Lastly, I should point out that I find comparisons between how computers process information and how living organisms evolved to process information unsatisfactory. Mr. Kastrup uses the comparison of computers to illustrate how information can be processed without qualia. What he says there is true, but computers were not built from the ground up by an evolutionary process. Therefore, there was no existing set of sensory apparatus, nervous systems, and unconscious reactions to build upon, in fact that must’ve been built upon, and these comparisons necessarily miss the point that qualia and experience itself can be seen as a bridge between the conscious and unconscious.
Ultimately, I remain confident that consciousness is explainable in evolutionary terms and has a quantifiable benefit for selection purposes. I think if we consider that consciousness is not a unitary phenomenon that sprung into being in its entirety, we can look at the possible forces that drove the evolution of each part, the same way we look at the evolution of different parts of the body. I also think we can consider that qualia themselves have intrinsic evolutionary value by combining different sensory and perceptive properties in the same “unit.” No matter the course of future discourse or whether these ideas will stand the test of time, it is clear to me that the way forward is to reject the notion that consciousness is some ghost in the machine, rather than an intrinsic part of the machine itself, inseparable from it.
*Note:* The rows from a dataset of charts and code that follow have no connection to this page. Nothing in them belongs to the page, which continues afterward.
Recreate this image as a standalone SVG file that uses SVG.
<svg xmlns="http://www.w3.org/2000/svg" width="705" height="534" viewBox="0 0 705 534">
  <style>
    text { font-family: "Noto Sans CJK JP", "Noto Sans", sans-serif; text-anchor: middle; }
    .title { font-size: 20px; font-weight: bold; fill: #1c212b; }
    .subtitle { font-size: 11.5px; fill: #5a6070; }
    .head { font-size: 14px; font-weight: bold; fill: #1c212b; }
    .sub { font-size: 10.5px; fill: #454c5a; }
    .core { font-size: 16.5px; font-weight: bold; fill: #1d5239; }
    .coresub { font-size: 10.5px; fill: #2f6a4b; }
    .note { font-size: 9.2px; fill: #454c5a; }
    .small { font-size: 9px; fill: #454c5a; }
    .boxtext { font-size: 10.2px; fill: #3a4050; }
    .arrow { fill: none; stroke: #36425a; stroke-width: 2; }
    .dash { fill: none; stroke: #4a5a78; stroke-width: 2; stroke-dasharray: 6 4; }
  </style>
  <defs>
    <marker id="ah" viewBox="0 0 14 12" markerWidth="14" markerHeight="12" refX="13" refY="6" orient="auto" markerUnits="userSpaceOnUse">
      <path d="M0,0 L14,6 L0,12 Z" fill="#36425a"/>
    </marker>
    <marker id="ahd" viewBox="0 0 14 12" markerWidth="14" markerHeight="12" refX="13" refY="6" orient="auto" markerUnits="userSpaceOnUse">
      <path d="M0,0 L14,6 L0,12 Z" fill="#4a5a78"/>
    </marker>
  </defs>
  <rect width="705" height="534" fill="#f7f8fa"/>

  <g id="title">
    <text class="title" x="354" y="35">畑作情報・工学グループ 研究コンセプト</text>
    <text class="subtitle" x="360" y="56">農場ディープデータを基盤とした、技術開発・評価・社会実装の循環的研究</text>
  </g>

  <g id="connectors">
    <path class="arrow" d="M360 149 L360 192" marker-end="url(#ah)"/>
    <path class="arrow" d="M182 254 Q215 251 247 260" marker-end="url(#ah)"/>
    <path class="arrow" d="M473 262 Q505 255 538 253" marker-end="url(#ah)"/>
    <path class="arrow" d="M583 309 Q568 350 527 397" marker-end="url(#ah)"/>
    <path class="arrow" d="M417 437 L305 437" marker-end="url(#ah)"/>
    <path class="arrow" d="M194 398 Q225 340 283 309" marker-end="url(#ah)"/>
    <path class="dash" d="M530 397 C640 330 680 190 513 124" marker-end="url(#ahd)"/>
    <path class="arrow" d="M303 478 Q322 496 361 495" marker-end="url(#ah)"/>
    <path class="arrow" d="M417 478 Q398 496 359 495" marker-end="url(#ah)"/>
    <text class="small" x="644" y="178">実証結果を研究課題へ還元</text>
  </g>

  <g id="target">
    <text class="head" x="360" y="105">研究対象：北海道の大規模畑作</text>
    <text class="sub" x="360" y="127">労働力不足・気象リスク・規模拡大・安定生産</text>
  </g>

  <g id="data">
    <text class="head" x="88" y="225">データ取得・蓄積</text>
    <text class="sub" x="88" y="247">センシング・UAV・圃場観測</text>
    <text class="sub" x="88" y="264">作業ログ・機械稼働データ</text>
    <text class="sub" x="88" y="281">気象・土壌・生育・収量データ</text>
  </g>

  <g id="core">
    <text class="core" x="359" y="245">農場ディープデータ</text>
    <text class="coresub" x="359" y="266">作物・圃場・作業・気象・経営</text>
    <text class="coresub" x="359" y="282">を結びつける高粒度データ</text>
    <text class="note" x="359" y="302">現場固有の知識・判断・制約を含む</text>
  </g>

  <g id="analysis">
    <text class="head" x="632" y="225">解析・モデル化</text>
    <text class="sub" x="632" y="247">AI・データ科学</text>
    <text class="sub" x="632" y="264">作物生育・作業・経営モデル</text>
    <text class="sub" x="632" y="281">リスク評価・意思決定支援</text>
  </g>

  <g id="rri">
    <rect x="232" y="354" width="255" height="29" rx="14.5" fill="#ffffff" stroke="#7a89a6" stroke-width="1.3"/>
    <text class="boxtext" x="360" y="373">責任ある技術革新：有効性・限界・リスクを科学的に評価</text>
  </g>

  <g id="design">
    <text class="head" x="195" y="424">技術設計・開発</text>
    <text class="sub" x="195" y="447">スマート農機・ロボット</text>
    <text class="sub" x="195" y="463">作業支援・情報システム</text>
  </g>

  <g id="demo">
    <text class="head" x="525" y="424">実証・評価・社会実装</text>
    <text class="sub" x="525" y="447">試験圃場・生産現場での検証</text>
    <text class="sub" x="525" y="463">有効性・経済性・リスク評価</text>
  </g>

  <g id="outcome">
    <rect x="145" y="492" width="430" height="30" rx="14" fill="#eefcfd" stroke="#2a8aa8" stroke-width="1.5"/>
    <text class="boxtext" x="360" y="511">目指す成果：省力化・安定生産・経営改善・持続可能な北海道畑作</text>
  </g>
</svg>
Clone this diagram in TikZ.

One thing remains true regardless: Evolution is the ultimate miser and brains are expensive, consuming some 20% of our body’s energy while weighing only 2%. A significant portion of this expenditure is for our massive frontal lobes and the constant flow of our thoughts. It is inconceivable to me that our ancient ancestors, some two million years ago, living literally hand to mouth and scavenging on dead mastodon’s for sustenance, would have paid that kind of price and received no benefit in return. If we’d be better off as zombies, we’d be zombies. It’s much, much cheaper to make us that way, and in the game of life, price sells. Therefore there must be a powerful reason we have this crazy little thing called a mind.